The Korean Communications Commission (KCC) on Tuesday (April 5) said U.S. tech behemoth Google can’t stop South Korean app developers from using payment workarounds, meaning the company loses its digital sales commission edge, according to a Wall Street Journal report Tuesday (April 5).
Google had been pushing for policy changes that would block app developers in South Korea from including an in-app link to outside websites to buy digital goods using an “outlinking” payment option that skirts Google’s fees.
Those who include external links could be removed from the Google Play Store by June 1, a breach of South Korean law, according to the KCC ruling. The commission is also planning to create a new division for local app developers to report violations later this month, the report said.
“We will work to ensure that the regulation lives up to its intentions to ensure that user choice is guaranteed,” KCC Chairman Han Sang-hyuk said in a statement.
The report noted that last year, South Korea became the first country to pass a bill fighting back against Google and Apple’s dominance over how apps on their platforms sell subscriptions, in-game items and other online content.
Google and Apple are prohibited by law from forcing apps to use their own in-app payment systems and bypassing commission rates of up to 30%.
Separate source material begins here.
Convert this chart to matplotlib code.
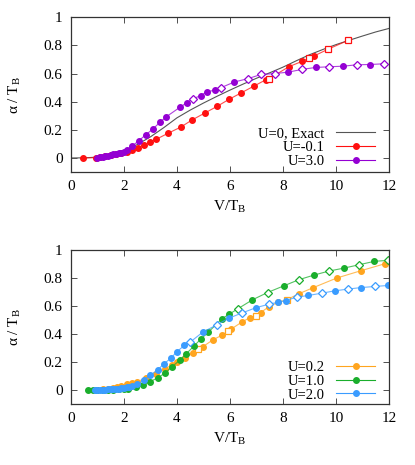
import matplotlib
matplotlib.use('Agg')
import matplotlib.pyplot as plt
from matplotlib.lines import Line2D

plt.rcParams['font.family'] = ['Liberation Serif', 'DejaVu Serif']
plt.rcParams['mathtext.fontset'] = 'custom'
plt.rcParams['mathtext.rm'] = 'Liberation Serif'
plt.rcParams['mathtext.it'] = 'Liberation Serif:italic'
plt.rcParams['font.size'] = 10.5

# ---- top panel data ----
exact_x = [0, 0.5, 1.0, 1.5, 2.0, 2.5, 3.0, 3.5, 4.0, 4.5, 5.0, 5.5, 6.0,
           6.5, 7.0, 7.5, 8.0, 8.5, 9.0, 9.5, 10.0, 10.5, 11.0, 11.5, 12.0]
exact_y = [0, 0.001, 0.006, 0.022, 0.05, 0.095, 0.15, 0.215, 0.285, 0.34, 0.39,
           0.437, 0.482, 0.525, 0.566, 0.605, 0.645, 0.69, 0.733, 0.77, 0.805,
           0.836, 0.866, 0.895, 0.92]

red_x = [0.45, 0.94, 1.1, 1.3, 1.5, 1.7, 1.9, 2.1, 2.32, 2.53, 2.77, 3.0, 3.22,
         3.67, 4.14, 4.58, 5.05, 5.52, 5.97, 6.42, 6.9, 7.35, 7.49, 8.22, 8.72,
         8.97, 9.18, 9.72, 10.47]
red_y = [0.0, 0.002, 0.008, 0.013, 0.018, 0.025, 0.033, 0.045, 0.057, 0.074,
         0.093, 0.112, 0.133, 0.176, 0.219, 0.271, 0.319, 0.367, 0.417, 0.462,
         0.51, 0.555, 0.564, 0.648, 0.686, 0.707, 0.725, 0.774, 0.836]
red_open_x = [7.49, 8.97, 9.72, 10.47]

purple_x = [1.0, 1.1, 1.2, 1.3, 1.4, 1.5, 1.6, 1.7, 1.8, 1.9, 2.0, 2.1, 2.32,
            2.57, 2.82, 3.1, 3.35, 3.6, 4.12, 4.37, 4.62, 4.89, 5.14, 5.42,
            5.67, 6.17, 6.67, 7.17, 7.72, 8.21, 8.74, 9.24, 9.75, 10.28, 10.78,
            11.28, 11.8]
purple_y = [0.0, 0.004, 0.008, 0.012, 0.016, 0.02, 0.025, 0.03, 0.034, 0.038,
            0.045, 0.056, 0.086, 0.124, 0.164, 0.207, 0.252, 0.293, 0.361, 0.392,
            0.422, 0.442, 0.472, 0.48, 0.5, 0.54, 0.563, 0.593, 0.6, 0.61, 0.63,
            0.643, 0.648, 0.652, 0.662, 0.664, 0.669]
purple_open_x = [4.62, 5.67, 6.67, 7.17, 7.72, 8.74, 9.75, 10.78, 11.8]

# ---- bottom panel data ----
orange_x = [1.0, 1.2, 1.4, 1.6, 1.72, 1.9, 2.1, 2.3, 2.48, 2.83, 3.2, 3.55,
            3.8, 4.0, 4.3, 4.62, 4.8, 4.99, 5.35, 5.69, 5.94, 6.06, 6.44, 6.75,
            6.98, 7.16, 7.48, 7.82, 8.14, 8.6, 9.15, 10.03, 10.94, 11.85]
orange_y = [0.003, 0.006, 0.011, 0.017, 0.024, 0.03, 0.04, 0.05, 0.06, 0.083,
            0.117, 0.15, 0.18, 0.2, 0.226, 0.267, 0.29, 0.31, 0.357, 0.39, 0.42,
            0.436, 0.483, 0.516, 0.53, 0.552, 0.595, 0.625, 0.643, 0.686, 0.73,
            0.798, 0.85, 0.9]
orange_open_x = [4.8, 5.94, 6.98, 8.14]

green_x = [0.65, 0.84, 1.0, 1.2, 1.4, 1.6, 1.8, 2.0, 2.16, 2.45, 2.73, 3.0,
           3.27, 3.55, 3.8, 4.1, 4.36, 4.65, 4.9, 5.18, 5.69, 5.97, 6.29, 6.85,
           7.42, 8.04, 8.6, 9.17, 9.74, 10.31, 10.88, 11.45, 11.95]
green_y = [0.0, 0.0, 0.0, 0.001, 0.002, 0.003, 0.004, 0.005, 0.007, 0.02, 0.036,
           0.06, 0.088, 0.12, 0.163, 0.212, 0.26, 0.315, 0.363, 0.411, 0.507,
           0.54, 0.578, 0.643, 0.695, 0.743, 0.786, 0.819, 0.848, 0.869, 0.893,
           0.917, 0.924]
green_open_x = [6.29, 7.42, 8.6, 9.74, 10.88, 11.95]

blue_x = [0.9, 1.0, 1.1, 1.2, 1.3, 1.4, 1.5, 1.6, 1.7, 1.8, 1.9, 2.0, 2.1, 2.2,
          2.3, 2.48, 2.75, 3.0, 3.27, 3.5, 3.77, 3.99, 4.28, 4.49, 4.97, 5.5,
          5.96, 6.44, 7.0, 7.48, 7.82, 8.1, 8.52, 8.96, 9.46, 9.96, 10.44,
          10.94, 11.47, 11.95]
blue_y = [0.0, 0.0, 0.001, 0.002, 0.003, 0.004, 0.005, 0.006, 0.008, 0.01,
          0.013, 0.016, 0.02, 0.025, 0.031, 0.04, 0.07, 0.107, 0.143, 0.186,
          0.226, 0.272, 0.318, 0.34, 0.412, 0.464, 0.512, 0.548, 0.588, 0.612,
          0.626, 0.638, 0.662, 0.674, 0.69, 0.707, 0.719, 0.73, 0.738, 0.745]
blue_open_x = [4.49, 5.5, 6.44, 7.48, 8.52, 9.46, 10.44, 11.47]

c_exact = '#555555'
c_red = '#ff1010'
c_purple = '#9400d3'
c_orange = '#ffa51f'
c_green = '#1aae2c'
c_blue = '#3a9cff'

fig = plt.figure(figsize=(4.15, 4.65), dpi=100)
ax1 = fig.add_axes([0.171, 0.630, 0.766, 0.333])
ax2 = fig.add_axes([0.171, 0.131, 0.766, 0.332])


def series(ax, x, y, color, open_x, omark):
    ax.plot(x, y, '-', color=color, lw=0.8, alpha=0.75)
    fx = [a for a in x if a not in open_x]
    fy = [b for a, b in zip(x, y) if a not in open_x]
    ox = [a for a in x if a in open_x]
    oy = [b for a, b in zip(x, y) if a in open_x]
    ax.plot(fx, fy, 'o', color=color, ms=4, mec=color)
    ax.plot(ox, oy, omark, color=color, ms=4.2, mfc='white', mew=0.9)


# top panel
ax1.plot(exact_x, exact_y, '-', color=c_exact, lw=0.8)
series(ax1, red_x, red_y, c_red, red_open_x, 's')
series(ax1, purple_x, purple_y, c_purple, purple_open_x, 'D')

h1 = [Line2D([], [], color=c_exact, lw=0.8),
      Line2D([], [], color=c_red, lw=0.8, marker='o', ms=4),
      Line2D([], [], color=c_purple, lw=0.8, marker='o', ms=4)]
ax1.legend(h1, ['U=0, Exact', 'U=-0.1', 'U=3.0'], loc='lower right',
           bbox_to_anchor=(0.99, -0.04), frameon=False, markerfirst=False,
           handlelength=2.7, labelspacing=0.05, handletextpad=0.8,
           numpoints=1, borderpad=0.2)

# bottom panel
series(ax2, orange_x, orange_y, c_orange, orange_open_x, 's')
series(ax2, green_x, green_y, c_green, green_open_x, 'D')
series(ax2, blue_x, blue_y, c_blue, blue_open_x, 'D')

h2 = [Line2D([], [], color=c_orange, lw=0.8, marker='o', ms=4),
      Line2D([], [], color=c_green, lw=0.8, marker='o', ms=4),
      Line2D([], [], color=c_blue, lw=0.8, marker='o', ms=4)]
ax2.legend(h2, ['U=0.2', 'U=1.0', 'U=2.0'], loc='lower right',
           bbox_to_anchor=(0.99, -0.05), frameon=False, markerfirst=False,
           handlelength=2.7, labelspacing=0.05, handletextpad=0.8,
           numpoints=1, borderpad=0.2)

for ax in (ax1, ax2):
    ax.set_xlim(0, 12)
    ax.set_ylim(-0.1, 1)
    ax.set_xticks([0, 2, 4, 6, 8, 10, 12])
    ax.set_yticks([0, 0.2, 0.4, 0.6, 0.8, 1])
    ax.set_yticklabels(['0', '0.2', '0.4', '0.6', '0.8', '1'])
    ax.tick_params(direction='in', top=True, right=True, length=4,
                   width=0.6, labelsize=11, pad=6, colors='#333333',
                   labelcolor='black')
    for s in ax.spines.values():
        s.set_linewidth(0.9)
        s.set_color('#333333')
    ax.set_xlabel('V/T$_\\mathrm{B}$', fontsize=11, labelpad=4)
    ax.set_ylabel('α / T$_\\mathrm{B}$', fontsize=11, labelpad=15)

fig.savefig('out.png', dpi=100)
Google didn’t have immediate comment on the KCC’s ruling, but has previously said it would still apply fees on in-app payments handled by third-party payment options that were 4 percentage points less than what it would have charged on its own payment system.
In March, Google and Spotify announced an agreement that will allow users to download Spotify from the Google Play Store and choose to pay with either Spotify’s payment system or Google Play Billing. The dual billing option will be displayed side by side in the app.
The User Choice Billing may be launched later this year in the U.S., with the companies also planning a global rollout.